-------- Given records

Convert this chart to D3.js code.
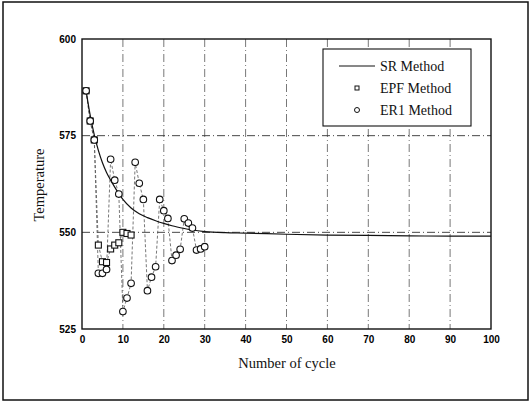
<!DOCTYPE html>
<html><head><meta charset="utf-8">
<script src="https://cdn.jsdelivr.net/npm/d3@7"></script>
<style>body{margin:0;background:#fff}</style>
</head><body>
<script>
// ---- data ----
const xTicks = [0,10,20,30,40,50,60,70,80,90,100];
const yTicks = [525,550,575,600];
const gridY = [550,575];
const srCycles = [1,2,3,4,5,6,7,8,9,10,12,14,16,18,20,22,25,27,30,35,40,50,60,70,80,90,100];
const srValues = [586.6,580.3,575.2,571.2,568.0,565.5,563.5,561.7,560.0,558.5,556.3,554.8,553.8,553.0,552.3,551.7,551.0,550.6,550.2,549.9,549.8,549.5,549.3,549.2,549.1,549.0,549.0];
const epfCycles = [1,2,3,4,5,6,7,8,9,10,11,12];
const epfValues = [586.6,578.8,573.9,546.7,542.4,542.2,545.7,546.7,547.3,550.0,549.7,549.3];
const er1Cycles = [1,2,3,4,5,6,7,8,9,10,11,12,13,14,15,16,17,18,19,20,21,22,23,24,25,26,27,28,29,30];
const er1Values = [586.6,578.8,573.9,539.4,539.4,540.4,568.9,563.5,559.9,529.5,533.0,536.8,568.1,562.7,558.5,534.9,538.4,541.1,558.5,555.6,553.6,542.7,544.1,545.6,553.5,552.4,551.1,545.4,545.7,546.3];
const legendLabels = ["SR Method","EPF Method","ER1 Method"];

const W=531,H=403;
const svg=d3.select("body").append("svg").attr("width",W).attr("height",H);
svg.append("rect").attr("x",3).attr("y",2).attr("width",525).attr("height",398)
  .attr("fill","#fff").attr("stroke","#111").attr("stroke-width",1.5);

const x=d3.scaleLinear().domain([0,100]).range([82,491]);
const y=d3.scaleLinear().domain([525,600]).range([329,39]);

const g=svg.append("g");
// gridlines
g.selectAll(".gx").data(xTicks.filter(d=>d>0&&d<100)).join("line")
  .attr("x1",d=>x(d)).attr("x2",d=>x(d)).attr("y1",y(600)).attr("y2",y(525))
  .attr("stroke","#555").attr("stroke-width",0.8).attr("stroke-dasharray","8,3,1,3");
g.selectAll(".gy").data(gridY).join("line")
  .attr("x1",x(0)).attr("x2",x(100)).attr("y1",d=>y(d)).attr("y2",d=>y(d))
  .attr("stroke","#333").attr("stroke-width",0.9).attr("stroke-dasharray","8,3,1,3");

// axes
const xa=g.append("g").attr("transform",`translate(0,${y(525)})`)
  .call(d3.axisBottom(x).tickValues(xTicks).tickSize(0).tickPadding(7));
const ya=g.append("g").attr("transform",`translate(${x(0)},0)`)
  .call(d3.axisLeft(y).tickValues(yTicks).tickSize(0).tickPadding(6));
[xa,ya].forEach(a=>{a.select(".domain").remove();
  a.selectAll("text").attr("font-family","Liberation Sans, Arial, sans-serif")
   .attr("font-weight","bold").attr("font-size",10).attr("fill","#000");});
// plot frame
g.append("rect").attr("x",x(0)).attr("y",y(600)).attr("width",x(100)-x(0)).attr("height",y(525)-y(600))
  .attr("fill","none").attr("stroke","#111").attr("stroke-width",1.4);

// connecting dashed lines
const ptsE=epfCycles.map((c,i)=>[c,epfValues[i]]);
const ptsR=er1Cycles.map((c,i)=>[c,er1Values[i]]);
const ln=d3.line().x(d=>x(d[0])).y(d=>y(d[1]));
g.append("path").attr("d",ln(ptsR)).attr("fill","none").attr("stroke","#555")
  .attr("stroke-width",0.8).attr("stroke-dasharray","3,2");
g.append("path").attr("d",ln(ptsE)).attr("fill","none").attr("stroke","#555")
  .attr("stroke-width",0.8).attr("stroke-dasharray","3,2");

// SR curve
const ptsS=srCycles.map((c,i)=>[c,srValues[i]]);
g.append("path").attr("d",d3.line().curve(d3.curveMonotoneX).x(d=>x(d[0])).y(d=>y(d[1]))(ptsS))
  .attr("fill","none").attr("stroke","#111").attr("stroke-width",1.2);

// markers
g.selectAll(".sq").data(ptsE).join("rect")
  .attr("x",d=>x(d[0])-3).attr("y",d=>y(d[1])-3).attr("width",6).attr("height",6)
  .attr("fill","#fff").attr("stroke","#111").attr("stroke-width",1.1);
g.selectAll(".ci").data(ptsR).join("circle")
  .attr("cx",d=>x(d[0])).attr("cy",d=>y(d[1])).attr("r",3.3)
  .attr("fill","#fff").attr("stroke","#111").attr("stroke-width",1.1);

// axis titles
svg.append("text").attr("x",287).attr("y",368).attr("text-anchor","middle")
  .attr("font-family","Liberation Serif, Times New Roman, serif").attr("font-size",14.5).attr("fill","#111")
  .text("Number of cycle");
svg.append("text").attr("transform","translate(44,185) rotate(-90)").attr("text-anchor","middle")
  .attr("font-family","Liberation Serif, Times New Roman, serif").attr("font-size",14.5).attr("fill","#111")
  .text("Temperature");

// legend
const lg=svg.append("g");
lg.append("rect").attr("x",323).attr("y",49).attr("width",148).attr("height",77)
  .attr("fill","#fff").attr("stroke","#111").attr("stroke-width",1.1);
const ly=[66,88,110];
lg.append("line").attr("x1",339).attr("x2",375).attr("y1",ly[0]).attr("y2",ly[0]).attr("stroke","#111").attr("stroke-width",1);
lg.append("rect").attr("x",355).attr("y",ly[1]-2).attr("width",4).attr("height",4).attr("fill","#fff").attr("stroke","#111").attr("stroke-width",1);
lg.append("circle").attr("cx",357).attr("cy",ly[2]).attr("r",2.5).attr("fill","#fff").attr("stroke","#111").attr("stroke-width",1);
lg.selectAll(".lt").data(legendLabels).join("text")
  .attr("x",380).attr("y",(d,i)=>ly[i]+5)
  .attr("font-family","Liberation Serif, Times New Roman, serif").attr("font-size",14).attr("fill","#111")
  .text(d=>d);
</script>
</body></html>
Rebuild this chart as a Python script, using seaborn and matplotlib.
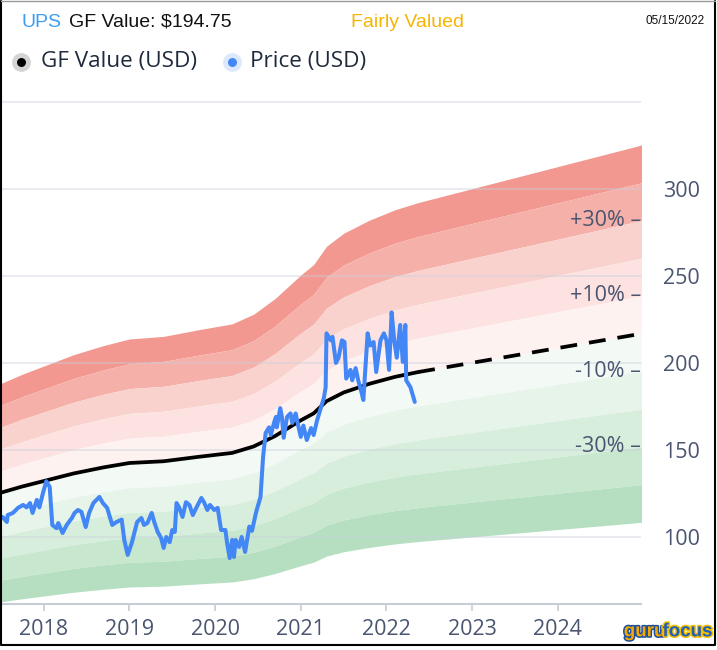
import numpy as np
import matplotlib
matplotlib.use("Agg")
import matplotlib.pyplot as plt
import matplotlib.patheffects as pe
from matplotlib.lines import Line2D
import seaborn as sns

# GF Value (historical, solid) and projection (dashed)
gf_years = [2017.49, 2017.75, 2018.03, 2018.35, 2018.70, 2019.00, 2019.40, 2019.80,
            2020.20, 2020.45, 2020.70, 2021.00, 2021.15, 2021.30, 2021.50, 2021.80,
            2022.10, 2022.37]
gf_values = [125.3, 129.0, 132.5, 136.5, 140.0, 142.5, 143.5, 146.0,
             148.3, 152.0, 158.0, 167.0, 171.0, 178.0, 183.0, 188.0,
             192.0, 194.75]
proj_years = [2022.37, 2023.70, 2025.00]
proj_values = [194.75, 206.0, 217.0]

# UPS price
price_years = [2017.49, 2017.52, 2017.57, 2017.58, 2017.64, 2017.70, 2017.76, 2017.80, 2017.84,
               2017.87, 2017.92, 2017.95, 2017.99, 2018.03, 2018.07, 2018.10, 2018.15, 2018.17,
               2018.22, 2018.27, 2018.33, 2018.36, 2018.40, 2018.44, 2018.49, 2018.53, 2018.58,
               2018.65, 2018.69, 2018.74, 2018.80, 2018.85, 2018.91, 2018.94, 2018.98, 2019.03,
               2019.09, 2019.14, 2019.17, 2019.21, 2019.26, 2019.29, 2019.33, 2019.37, 2019.40,
               2019.43, 2019.47, 2019.50, 2019.53, 2019.55, 2019.58, 2019.62, 2019.66, 2019.70,
               2019.74, 2019.78, 2019.84, 2019.87, 2019.91, 2019.94, 2019.99, 2020.03, 2020.07,
               2020.12, 2020.14, 2020.17, 2020.20, 2020.22, 2020.24, 2020.28, 2020.31, 2020.35,
               2020.40, 2020.43, 2020.48, 2020.53, 2020.56, 2020.59, 2020.63, 2020.65, 2020.69,
               2020.71, 2020.72, 2020.76, 2020.78, 2020.80, 2020.84, 2020.88, 2020.90, 2020.94,
               2020.97, 2021.00, 2021.03, 2021.07, 2021.12, 2021.15, 2021.19, 2021.23, 2021.27,
               2021.29, 2021.30, 2021.35, 2021.37, 2021.41, 2021.44, 2021.48, 2021.51, 2021.53,
               2021.58, 2021.60, 2021.64, 2021.67, 2021.71, 2021.73, 2021.76, 2021.78, 2021.81,
               2021.85, 2021.88, 2021.93, 2021.97, 2022.00, 2022.03, 2022.06, 2022.09, 2022.12,
               2022.16, 2022.19, 2022.22, 2022.23, 2022.28, 2022.33]
price_values = [110.9, 111.5, 108.6, 112.6, 113.8, 116.7, 118.4, 117.0, 119.5,
                113.8, 121.3, 117.0, 125.0, 132.0, 128.7, 106.9, 105.0, 108.0,
                102.3, 107.0, 111.0, 113.8, 115.5, 114.4, 105.7, 113.8, 119.5,
                123.0, 119.5, 116.7, 106.9, 108.6, 110.0, 98.3, 89.7, 97.0,
                108.6, 110.9, 106.9, 108.0, 113.8, 108.6, 102.9, 99.4, 93.7,
                100.0, 97.0, 104.0, 102.9, 119.5, 117.0, 111.5, 120.0, 118.4,
                112.6, 116.7, 122.4, 120.0, 115.5, 118.4, 115.5, 116.7, 104.0,
                104.0, 96.6, 87.9, 98.3, 88.5, 98.3, 94.3, 100.0, 91.4,
                106.0, 103.5, 114.5, 123.0, 146.0, 159.8, 163.0, 158.6, 166.0,
                169.0, 163.0, 174.0, 169.0, 157.0, 169.0, 171.0, 165.5, 171.0,
                164.0, 157.5, 164.0, 155.7, 162.6, 158.6, 167.0, 173.5, 180.0,
                186.0, 217.0, 213.0, 215.0, 200.0, 203.0, 213.0, 212.0, 191.0,
                196.0, 190.0, 197.0, 190.0, 182.8, 178.7, 201.7, 217.0, 210.0,
                212.0, 194.8, 213.0, 217.0, 213.0, 196.0, 229.0, 213.0, 203.0,
                221.8, 200.6, 221.8, 190.0, 186.0, 177.6]

band_factors = [1.5, 1.4, 1.3, 1.2, 1.1, 1.0, 0.9, 0.8, 0.7, 0.6, 0.5]
band_colors = ["#f29890", "#f5b0a9", "#f9d2ce", "#fce3e1", "#fef2f1",
               "#f3faf5", "#e7f4ea", "#d8eedd", "#c8e7cf", "#b6dfc2"]
pct_labels = ["+30%", "+10%", "-10%", "-30%"]
pct_factors = [1.3, 1.1, 0.9, 0.7]
year_ticks = [2018, 2019, 2020, 2021, 2022, 2023, 2024]
price_ticks = [100, 150, 200, 250, 300]
grid_levels = [100, 150, 200, 250, 300, 350]

sns.set_theme(style="white")
plt.rcParams["font.family"] = ["Open Sans", "DejaVu Sans"]

fig = plt.figure(figsize=(7.17, 6.5), dpi=100)
ax = fig.add_axes([0.0, 0.0708, 0.894, 0.7752])

# valuation bands
all_years = np.array(gf_years + proj_years[1:])
all_gf = np.array(gf_values + proj_values[1:])
for i, col in enumerate(band_colors):
    ax.fill_between(all_years, all_gf * band_factors[i + 1], all_gf * band_factors[i],
                    color=col, lw=0, zorder=0)

for v in grid_levels:
    ax.axhline(v, color="#c9cfdb", lw=1.3, alpha=0.45, zorder=1)

sns.lineplot(x=gf_years, y=gf_values, ax=ax, color="black", lw=2.7, zorder=3)
sns.lineplot(x=proj_years, y=proj_values, ax=ax, color="black", lw=2.7,
             zorder=3).lines[-1].set_dashes([4.5, 3.2])
sns.lineplot(x=price_years, y=price_values, ax=ax, color="#4287f5", lw=2.9, zorder=4)

ax.set_xlim(2017.49, 2024.97)
ax.set_ylim(61.5, 351.0)
ax.set_xticks(year_ticks)
ax.set_xticklabels([str(y) for y in year_ticks])
ax.set_yticks(price_ticks)
ax.set_yticklabels([str(v) for v in price_ticks])
ax.set_xlabel("")
ax.set_ylabel("")
for s in ["top", "left", "right"]:
    ax.spines[s].set_visible(False)
ax.spines["bottom"].set_color("#c8ccd6")
ax.spines["bottom"].set_linewidth(1.5)
ax.tick_params(axis="x", bottom=True, length=5, width=1.2, color="#c8ccd6",
               labelsize=15.5, labelcolor="#4a5570", pad=6)
ax.tick_params(axis="y", left=False, right=False, labelleft=False, labelright=True,
               labelsize=15.5, labelcolor="#4a5570", length=0, pad=16)

end_gf = proj_values[-1]
for lab, f in zip(pct_labels, pct_factors):
    ax.text(2024.97, end_gf * f, lab + " \u2013", ha="right", va="center",
            fontsize=15.5, color="#4a5570", zorder=5)

# header
fig.text(0.030, 0.966, "UPS", color="#3d9df3", fontsize=14, va="center",
         family="Liberation Sans")
fig.text(0.096, 0.966, "GF Value: $194.75", color="#111111", fontsize=14, va="center",
         family="Liberation Sans")
fig.text(0.569, 0.966, "Fairly Valued", color="#f7b500", fontsize=14, va="center",
         ha="center", family="Liberation Sans")
fig.text(0.983, 0.968, "05/15/2022", color="#111111", fontsize=8.5, va="center",
         ha="right", family="Liberation Sans")

# legend
fig.add_artist(Line2D([0.029], [0.905], transform=fig.transFigure, marker="o",
                      markersize=10, color="black", markeredgecolor="#d4d4d4",
                      markeredgewidth=3.5, linestyle=""))
fig.text(0.057, 0.905, "GF Value (USD)", color="#1f2a3c", fontsize=16.2, va="center")
fig.add_artist(Line2D([0.324], [0.905], transform=fig.transFigure, marker="o",
                      markersize=10, color="#4287f5", markeredgecolor="#dce8fb",
                      markeredgewidth=3.5, linestyle=""))
fig.text(0.349, 0.905, "Price (USD)", color="#1f2a3c", fontsize=16.2, va="center")

# logo
fig.text(0.870, 0.028, "guru", color="#f5a800", fontsize=13.5, fontweight="bold",
         va="center", family="Liberation Sans",
         path_effects=[pe.withStroke(linewidth=2.2, foreground="#1d4f9c")])
fig.text(0.924, 0.028, "focus", color="#1d5fbf", fontsize=13.5, fontweight="bold",
         va="center", family="Liberation Sans",
         path_effects=[pe.withStroke(linewidth=2.2, foreground="#f5c000")])

# frame
fig.add_artist(Line2D([0.001, 0.001, 0.997, 0.997], [0.999, 0.007, 0.007, 0.999],
                      transform=fig.transFigure, color="black", lw=1.5))
fig.add_artist(Line2D([0.001, 0.997], [0.999, 0.999], transform=fig.transFigure,
                      color="#9a9a9a", lw=1.0))

fig.savefig("out.png", dpi=100)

----------------

● **What to produce**:
Leave out the pictures and transcribe exactly the lines from the one containing "Rebuild this chart" through the one containing "proj_values = [194.75, 206.0, 217.0]".

● **Task solution**:
Rebuild this chart as a Python script, using seaborn and matplotlib.
import numpy as np
import matplotlib
matplotlib.use("Agg")
import matplotlib.pyplot as plt
import matplotlib.patheffects as pe
from matplotlib.lines import Line2D
import seaborn as sns

# GF Value (historical, solid) and projection (dashed)
gf_years = [2017.49, 2017.75, 2018.03, 2018.35, 2018.70, 2019.00, 2019.40, 2019.80,
            2020.20, 2020.45, 2020.70, 2021.00, 2021.15, 2021.30, 2021.50, 2021.80,
            2022.10, 2022.37]
gf_values = [125.3, 129.0, 132.5, 136.5, 140.0, 142.5, 143.5, 146.0,
             148.3, 152.0, 158.0, 167.0, 171.0, 178.0, 183.0, 188.0,
             192.0, 194.75]
proj_years = [2022.37, 2023.70, 2025.00]
proj_values = [194.75, 206.0, 217.0]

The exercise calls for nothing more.